--- start Given data ---

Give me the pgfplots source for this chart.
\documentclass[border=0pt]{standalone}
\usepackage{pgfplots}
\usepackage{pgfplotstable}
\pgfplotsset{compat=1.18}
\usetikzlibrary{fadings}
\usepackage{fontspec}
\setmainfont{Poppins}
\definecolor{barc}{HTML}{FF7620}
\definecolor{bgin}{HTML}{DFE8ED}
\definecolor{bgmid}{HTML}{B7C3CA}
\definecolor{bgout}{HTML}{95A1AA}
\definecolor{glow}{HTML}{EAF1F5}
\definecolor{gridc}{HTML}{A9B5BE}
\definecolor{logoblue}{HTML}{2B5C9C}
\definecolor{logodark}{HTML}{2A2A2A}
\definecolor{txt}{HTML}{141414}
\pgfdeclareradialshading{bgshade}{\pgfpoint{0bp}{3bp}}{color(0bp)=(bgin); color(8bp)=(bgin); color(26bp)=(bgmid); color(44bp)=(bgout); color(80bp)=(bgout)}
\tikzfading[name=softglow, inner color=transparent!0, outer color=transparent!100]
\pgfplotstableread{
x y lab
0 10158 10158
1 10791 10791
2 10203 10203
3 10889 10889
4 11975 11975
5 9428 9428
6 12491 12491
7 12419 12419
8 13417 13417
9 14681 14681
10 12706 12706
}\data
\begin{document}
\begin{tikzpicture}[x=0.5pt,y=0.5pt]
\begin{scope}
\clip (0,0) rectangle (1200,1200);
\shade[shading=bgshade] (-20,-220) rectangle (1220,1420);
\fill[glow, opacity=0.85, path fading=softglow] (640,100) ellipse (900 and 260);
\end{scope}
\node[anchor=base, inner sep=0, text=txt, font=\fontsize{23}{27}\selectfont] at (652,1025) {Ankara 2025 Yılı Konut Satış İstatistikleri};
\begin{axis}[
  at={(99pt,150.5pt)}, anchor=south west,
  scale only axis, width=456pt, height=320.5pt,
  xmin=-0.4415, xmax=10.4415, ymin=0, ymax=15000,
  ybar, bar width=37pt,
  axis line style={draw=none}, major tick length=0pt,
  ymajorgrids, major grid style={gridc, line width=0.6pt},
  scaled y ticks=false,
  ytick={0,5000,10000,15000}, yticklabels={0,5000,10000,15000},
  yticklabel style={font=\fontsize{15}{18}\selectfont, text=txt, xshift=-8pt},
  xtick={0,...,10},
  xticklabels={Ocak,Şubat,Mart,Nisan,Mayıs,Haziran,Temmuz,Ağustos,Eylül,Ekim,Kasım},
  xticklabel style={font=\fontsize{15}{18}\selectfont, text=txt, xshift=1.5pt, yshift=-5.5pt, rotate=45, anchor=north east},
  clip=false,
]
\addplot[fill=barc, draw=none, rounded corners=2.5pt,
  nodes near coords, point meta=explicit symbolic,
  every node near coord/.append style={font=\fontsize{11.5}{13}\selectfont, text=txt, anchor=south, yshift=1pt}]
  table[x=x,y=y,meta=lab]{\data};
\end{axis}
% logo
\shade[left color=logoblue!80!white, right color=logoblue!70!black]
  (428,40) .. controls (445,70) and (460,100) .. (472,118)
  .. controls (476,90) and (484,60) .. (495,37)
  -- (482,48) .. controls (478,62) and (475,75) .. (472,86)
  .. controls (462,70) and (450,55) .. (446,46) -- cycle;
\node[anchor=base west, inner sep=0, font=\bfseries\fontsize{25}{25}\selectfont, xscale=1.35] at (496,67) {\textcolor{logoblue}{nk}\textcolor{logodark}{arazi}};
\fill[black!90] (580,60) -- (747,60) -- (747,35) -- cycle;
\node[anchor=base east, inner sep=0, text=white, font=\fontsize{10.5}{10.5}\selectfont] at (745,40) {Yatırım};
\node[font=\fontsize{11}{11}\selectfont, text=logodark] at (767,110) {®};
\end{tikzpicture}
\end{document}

--- end Given data ---

- Written request
Write out the full listing, keeping every line exactly as it is.

- Solved problem
Give me the pgfplots source for this chart.
\documentclass[border=0pt]{standalone}
\usepackage{pgfplots}
\usepackage{pgfplotstable}
\pgfplotsset{compat=1.18}
\usetikzlibrary{fadings}
\usepackage{fontspec}
\setmainfont{Poppins}
\definecolor{barc}{HTML}{FF7620}
\definecolor{bgin}{HTML}{DFE8ED}
\definecolor{bgmid}{HTML}{B7C3CA}
\definecolor{bgout}{HTML}{95A1AA}
\definecolor{glow}{HTML}{EAF1F5}
\definecolor{gridc}{HTML}{A9B5BE}
\definecolor{logoblue}{HTML}{2B5C9C}
\definecolor{logodark}{HTML}{2A2A2A}
\definecolor{txt}{HTML}{141414}
\pgfdeclareradialshading{bgshade}{\pgfpoint{0bp}{3bp}}{color(0bp)=(bgin); color(8bp)=(bgin); color(26bp)=(bgmid); color(44bp)=(bgout); color(80bp)=(bgout)}
\tikzfading[name=softglow, inner color=transparent!0, outer color=transparent!100]
\pgfplotstableread{
x y lab
0 10158 10158
1 10791 10791
2 10203 10203
3 10889 10889
4 11975 11975
5 9428 9428
6 12491 12491
7 12419 12419
8 13417 13417
9 14681 14681
10 12706 12706
}\data
\begin{document}
\begin{tikzpicture}[x=0.5pt,y=0.5pt]
\begin{scope}
\clip (0,0) rectangle (1200,1200);
\shade[shading=bgshade] (-20,-220) rectangle (1220,1420);
\fill[glow, opacity=0.85, path fading=softglow] (640,100) ellipse (900 and 260);
\end{scope}
\node[anchor=base, inner sep=0, text=txt, font=\fontsize{23}{27}\selectfont] at (652,1025) {Ankara 2025 Yılı Konut Satış İstatistikleri};
\begin{axis}[
  at={(99pt,150.5pt)}, anchor=south west,
  scale only axis, width=456pt, height=320.5pt,
  xmin=-0.4415, xmax=10.4415, ymin=0, ymax=15000,
  ybar, bar width=37pt,
  axis line style={draw=none}, major tick length=0pt,
  ymajorgrids, major grid style={gridc, line width=0.6pt},
  scaled y ticks=false,
  ytick={0,5000,10000,15000}, yticklabels={0,5000,10000,15000},
  yticklabel style={font=\fontsize{15}{18}\selectfont, text=txt, xshift=-8pt},
  xtick={0,...,10},
  xticklabels={Ocak,Şubat,Mart,Nisan,Mayıs,Haziran,Temmuz,Ağustos,Eylül,Ekim,Kasım},
  xticklabel style={font=\fontsize{15}{18}\selectfont, text=txt, xshift=1.5pt, yshift=-5.5pt, rotate=45, anchor=north east},
  clip=false,
]
\addplot[fill=barc, draw=none, rounded corners=2.5pt,
  nodes near coords, point meta=explicit symbolic,
  every node near coord/.append style={font=\fontsize{11.5}{13}\selectfont, text=txt, anchor=south, yshift=1pt}]
  table[x=x,y=y,meta=lab]{\data};
\end{axis}
% logo
\shade[left color=logoblue!80!white, right color=logoblue!70!black]
  (428,40) .. controls (445,70) and (460,100) .. (472,118)
  .. controls (476,90) and (484,60) .. (495,37)
  -- (482,48) .. controls (478,62) and (475,75) .. (472,86)
  .. controls (462,70) and (450,55) .. (446,46) -- cycle;
\node[anchor=base west, inner sep=0, font=\bfseries\fontsize{25}{25}\selectfont, xscale=1.35] at (496,67) {\textcolor{logoblue}{nk}\textcolor{logodark}{arazi}};
\fill[black!90] (580,60) -- (747,60) -- (747,35) -- cycle;
\node[anchor=base east, inner sep=0, text=white, font=\fontsize{10.5}{10.5}\selectfont] at (745,40) {Yatırım};
\node[font=\fontsize{11}{11}\selectfont, text=logodark] at (767,110) {®};
\end{tikzpicture}
\end{document}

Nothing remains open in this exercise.